- AVAILABLE RECORDS:
■ ■ ■
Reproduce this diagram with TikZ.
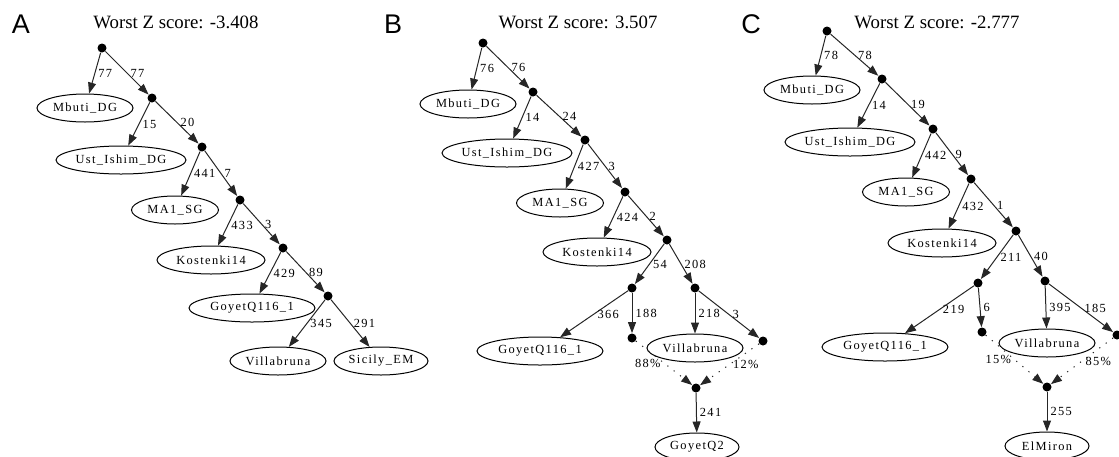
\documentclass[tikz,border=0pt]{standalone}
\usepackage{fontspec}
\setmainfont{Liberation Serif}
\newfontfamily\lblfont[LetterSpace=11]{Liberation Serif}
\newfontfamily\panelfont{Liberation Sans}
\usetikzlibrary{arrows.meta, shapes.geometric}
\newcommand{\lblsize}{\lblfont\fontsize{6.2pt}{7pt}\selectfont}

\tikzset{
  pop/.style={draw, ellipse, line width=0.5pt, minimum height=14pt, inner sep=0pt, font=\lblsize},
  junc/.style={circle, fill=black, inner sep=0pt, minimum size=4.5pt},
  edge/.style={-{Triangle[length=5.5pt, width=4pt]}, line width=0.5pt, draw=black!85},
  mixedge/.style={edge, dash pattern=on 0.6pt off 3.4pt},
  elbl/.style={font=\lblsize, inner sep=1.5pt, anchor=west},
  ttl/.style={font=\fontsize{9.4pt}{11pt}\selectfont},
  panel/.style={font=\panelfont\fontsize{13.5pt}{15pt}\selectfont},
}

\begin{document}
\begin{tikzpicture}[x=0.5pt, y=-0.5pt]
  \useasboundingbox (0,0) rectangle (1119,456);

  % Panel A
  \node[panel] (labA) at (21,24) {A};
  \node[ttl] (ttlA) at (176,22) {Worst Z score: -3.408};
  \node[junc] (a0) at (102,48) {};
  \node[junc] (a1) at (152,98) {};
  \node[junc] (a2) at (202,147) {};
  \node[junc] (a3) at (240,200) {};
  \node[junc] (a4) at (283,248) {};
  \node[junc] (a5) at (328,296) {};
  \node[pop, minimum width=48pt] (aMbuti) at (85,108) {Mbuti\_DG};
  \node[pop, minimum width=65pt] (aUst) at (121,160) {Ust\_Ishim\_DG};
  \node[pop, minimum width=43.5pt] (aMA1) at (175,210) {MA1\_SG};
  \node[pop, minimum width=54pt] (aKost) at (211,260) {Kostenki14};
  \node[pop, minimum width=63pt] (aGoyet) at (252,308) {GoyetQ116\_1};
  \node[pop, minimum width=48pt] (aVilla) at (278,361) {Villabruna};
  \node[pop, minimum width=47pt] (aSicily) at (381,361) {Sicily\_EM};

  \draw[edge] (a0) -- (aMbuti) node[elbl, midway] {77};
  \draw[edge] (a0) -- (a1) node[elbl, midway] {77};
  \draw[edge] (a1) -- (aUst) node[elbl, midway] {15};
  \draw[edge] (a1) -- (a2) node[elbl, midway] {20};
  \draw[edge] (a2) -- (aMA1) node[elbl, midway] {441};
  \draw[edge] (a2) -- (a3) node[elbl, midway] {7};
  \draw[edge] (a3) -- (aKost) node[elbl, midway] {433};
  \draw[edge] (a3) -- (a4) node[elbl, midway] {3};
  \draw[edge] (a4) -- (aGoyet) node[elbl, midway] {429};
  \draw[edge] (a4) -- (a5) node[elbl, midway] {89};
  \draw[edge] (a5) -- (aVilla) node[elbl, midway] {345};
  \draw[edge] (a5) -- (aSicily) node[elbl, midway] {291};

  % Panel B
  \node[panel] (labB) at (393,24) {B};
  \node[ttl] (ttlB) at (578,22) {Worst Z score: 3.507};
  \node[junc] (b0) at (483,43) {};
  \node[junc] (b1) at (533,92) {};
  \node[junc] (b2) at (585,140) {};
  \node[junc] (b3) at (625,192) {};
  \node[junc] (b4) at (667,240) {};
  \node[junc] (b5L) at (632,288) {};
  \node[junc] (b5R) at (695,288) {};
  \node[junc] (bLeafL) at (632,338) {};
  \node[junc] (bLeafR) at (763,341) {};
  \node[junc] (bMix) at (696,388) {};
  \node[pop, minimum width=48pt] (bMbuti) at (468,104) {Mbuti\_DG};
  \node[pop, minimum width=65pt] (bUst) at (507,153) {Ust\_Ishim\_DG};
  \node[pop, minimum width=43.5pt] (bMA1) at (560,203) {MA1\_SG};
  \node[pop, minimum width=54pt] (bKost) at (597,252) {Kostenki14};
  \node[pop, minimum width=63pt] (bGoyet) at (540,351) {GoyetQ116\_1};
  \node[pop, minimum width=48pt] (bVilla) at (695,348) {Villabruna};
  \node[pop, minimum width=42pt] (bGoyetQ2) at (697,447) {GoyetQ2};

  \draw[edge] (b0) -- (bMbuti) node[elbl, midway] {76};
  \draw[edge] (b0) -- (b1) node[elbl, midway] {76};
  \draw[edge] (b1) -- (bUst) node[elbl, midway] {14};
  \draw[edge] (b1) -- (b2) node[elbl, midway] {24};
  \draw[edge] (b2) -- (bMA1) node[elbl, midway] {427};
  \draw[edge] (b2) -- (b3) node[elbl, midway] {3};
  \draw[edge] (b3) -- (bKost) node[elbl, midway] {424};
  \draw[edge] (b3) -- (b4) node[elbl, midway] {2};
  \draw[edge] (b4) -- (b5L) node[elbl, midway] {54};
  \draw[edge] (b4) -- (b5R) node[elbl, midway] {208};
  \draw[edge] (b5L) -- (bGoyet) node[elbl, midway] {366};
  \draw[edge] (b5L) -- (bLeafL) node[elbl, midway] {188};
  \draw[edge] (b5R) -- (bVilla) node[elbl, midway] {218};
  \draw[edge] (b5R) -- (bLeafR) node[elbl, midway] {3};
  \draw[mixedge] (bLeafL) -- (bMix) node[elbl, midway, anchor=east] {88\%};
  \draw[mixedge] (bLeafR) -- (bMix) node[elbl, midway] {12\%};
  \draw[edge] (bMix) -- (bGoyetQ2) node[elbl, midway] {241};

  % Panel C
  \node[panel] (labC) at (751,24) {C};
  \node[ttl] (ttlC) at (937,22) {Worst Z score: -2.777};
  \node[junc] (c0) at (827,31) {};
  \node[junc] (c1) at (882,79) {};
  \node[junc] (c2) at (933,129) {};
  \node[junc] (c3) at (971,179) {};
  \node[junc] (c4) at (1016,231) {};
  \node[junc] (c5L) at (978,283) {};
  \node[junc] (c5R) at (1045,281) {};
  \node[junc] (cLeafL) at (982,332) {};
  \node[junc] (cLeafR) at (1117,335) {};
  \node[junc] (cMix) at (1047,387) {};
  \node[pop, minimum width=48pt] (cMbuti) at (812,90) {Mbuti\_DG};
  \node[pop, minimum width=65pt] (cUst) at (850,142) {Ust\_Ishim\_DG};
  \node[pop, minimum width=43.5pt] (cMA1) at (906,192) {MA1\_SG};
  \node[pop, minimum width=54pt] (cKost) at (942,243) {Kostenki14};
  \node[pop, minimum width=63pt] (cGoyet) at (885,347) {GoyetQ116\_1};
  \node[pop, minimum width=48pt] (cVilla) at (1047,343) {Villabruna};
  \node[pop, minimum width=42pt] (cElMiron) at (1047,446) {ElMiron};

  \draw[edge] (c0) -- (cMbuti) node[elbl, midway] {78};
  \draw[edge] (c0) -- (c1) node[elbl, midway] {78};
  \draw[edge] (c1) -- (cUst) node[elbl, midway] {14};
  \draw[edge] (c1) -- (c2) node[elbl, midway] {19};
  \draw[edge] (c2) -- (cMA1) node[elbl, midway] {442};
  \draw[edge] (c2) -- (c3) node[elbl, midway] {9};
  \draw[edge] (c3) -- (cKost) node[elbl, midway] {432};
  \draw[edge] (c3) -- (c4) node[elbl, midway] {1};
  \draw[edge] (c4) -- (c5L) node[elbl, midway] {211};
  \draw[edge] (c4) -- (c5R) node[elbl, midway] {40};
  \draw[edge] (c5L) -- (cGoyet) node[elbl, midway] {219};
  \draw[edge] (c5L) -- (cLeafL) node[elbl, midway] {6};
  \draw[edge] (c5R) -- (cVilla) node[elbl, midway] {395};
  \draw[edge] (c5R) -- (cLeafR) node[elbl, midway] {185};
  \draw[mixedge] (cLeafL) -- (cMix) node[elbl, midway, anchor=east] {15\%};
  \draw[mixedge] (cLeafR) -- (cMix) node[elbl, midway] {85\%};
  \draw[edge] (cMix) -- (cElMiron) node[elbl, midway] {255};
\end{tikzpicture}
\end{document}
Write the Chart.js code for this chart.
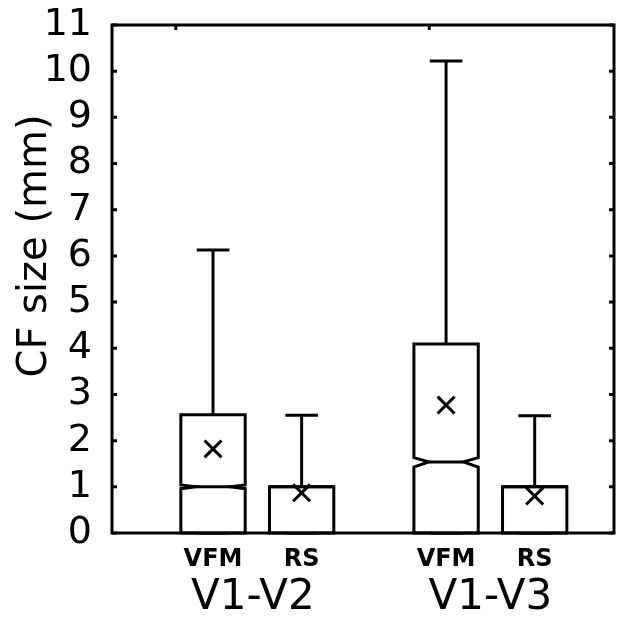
■ ■ ■
- EXERCISE BRIEF: Among the records above, how many lines carry the string "this"? Reply with the number alone.

- RESPONSE TO THE TASK: 2